There are more—so many many more. And the more I'm able to acknowledge the gifts of a day, naming stars in a night sky that might overwhelm but cannot because of the multitudes of tiny gemstones, the more bearable winter is.

Sunday, January 5, 2014


January and February are my least favorite months. Even as I write those words, I wish they weren't true. I wish I could not even notice the cold darkness. I wish I could embrace each moment of each day and be grateful for what those offer. Enough that the light emanating from such gratitude drives back the shadows of winter.

There is plenty to be grateful for, even in these gray days absent the vibrant golds and reds and greens of the holiday just past. Sun, when it breaks through, warming like a kiss. Skies, both morning and evening, the pink of new love. A single resonant robin chirp in the midst of the wintery and tinny music of gold-crowned kinglets.

After some weeks of absence, Bald Eagles are back. While I know their comings and goings from my line of sight are not specifically about my needs, their appearance always feels like a personal gift. A reminder that I'm not alone. Yesterday's sighting was the most powerful in a long time. Walking Toby in late afternoon, the sun casting a glow and making unmelted frost shimmer, turtled in my thoughts, I heard the tell-tale chuckle. I looked up to see two mature adults sharing the top of a Douglas fir across the river. After watching them for a bit, I continued on only to discover a completely brown and slightly rumpled eagle, probably last summer's baby, perched on a snag close by.

In those moments I feel so glad for my life, so glad to be alive.

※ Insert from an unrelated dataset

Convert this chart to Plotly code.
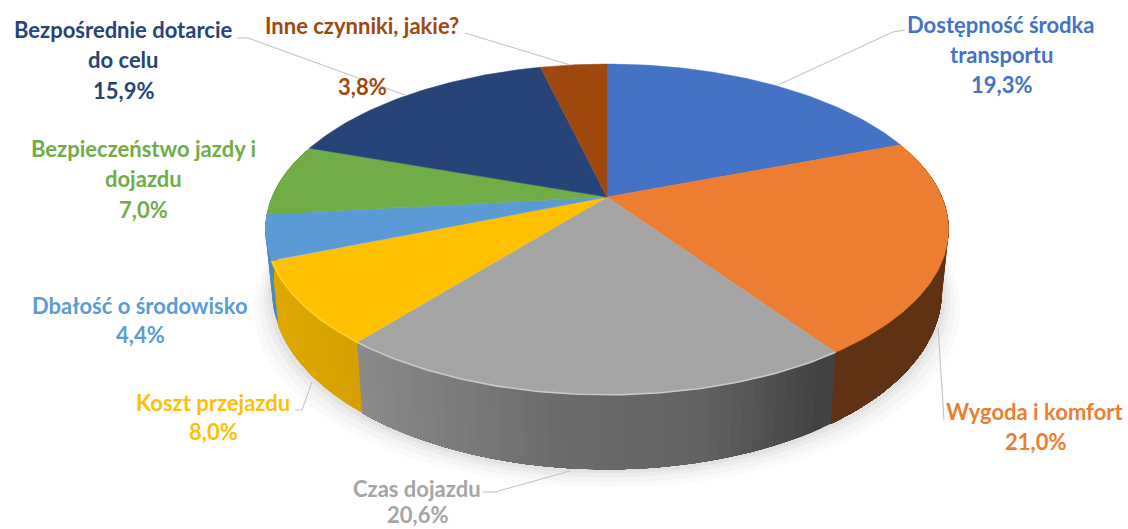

But in these two months, they are not enough, those moments of grace and glory. I feel on edge, restless, heavy. I want time to pass. Which goes against everything I believe. And still I want to be sometime else. Somewhere else. Maybe even someone else.

Because I've been living with the challenges of winter for a long time, I have developed strategies for getting through. For getting to spring ready to burst into blossom as soon as the sun and earth invite. For enduring the inner darkness at its work while the outer darkness provides a complete absence of distraction.

My favorite strategy has always been to have something to look forward to. Some grand summer adventure that will motivate me to do all the healthy things that winter offers no encouragement for. And I have that this year. An epic adventure to anticipate.

I spent yesterday reveling in, reading about, losing myself in the anticipation of next summer's adventure. I intended to start writing about it today and to use it as a focus for my writing until I'm on the other side of it. And it was that escape that brought me to this most recent place of questioning. If I spend the next six months forward focused will I miss something important? If I find a way to embrace winter completely, without distraction or escape, will I be happier, stronger, healthier? Does the artificial light of future happiness somehow diminish the healing power of darkness?

Any time an old strategy starts to feel uncomfortable, I know to listen. Something new is about to be revealed. For now I wait. And wonder if there's not a way to have both - the energy and light of anticipation along with the patience for and presence in winter's dark dormancy.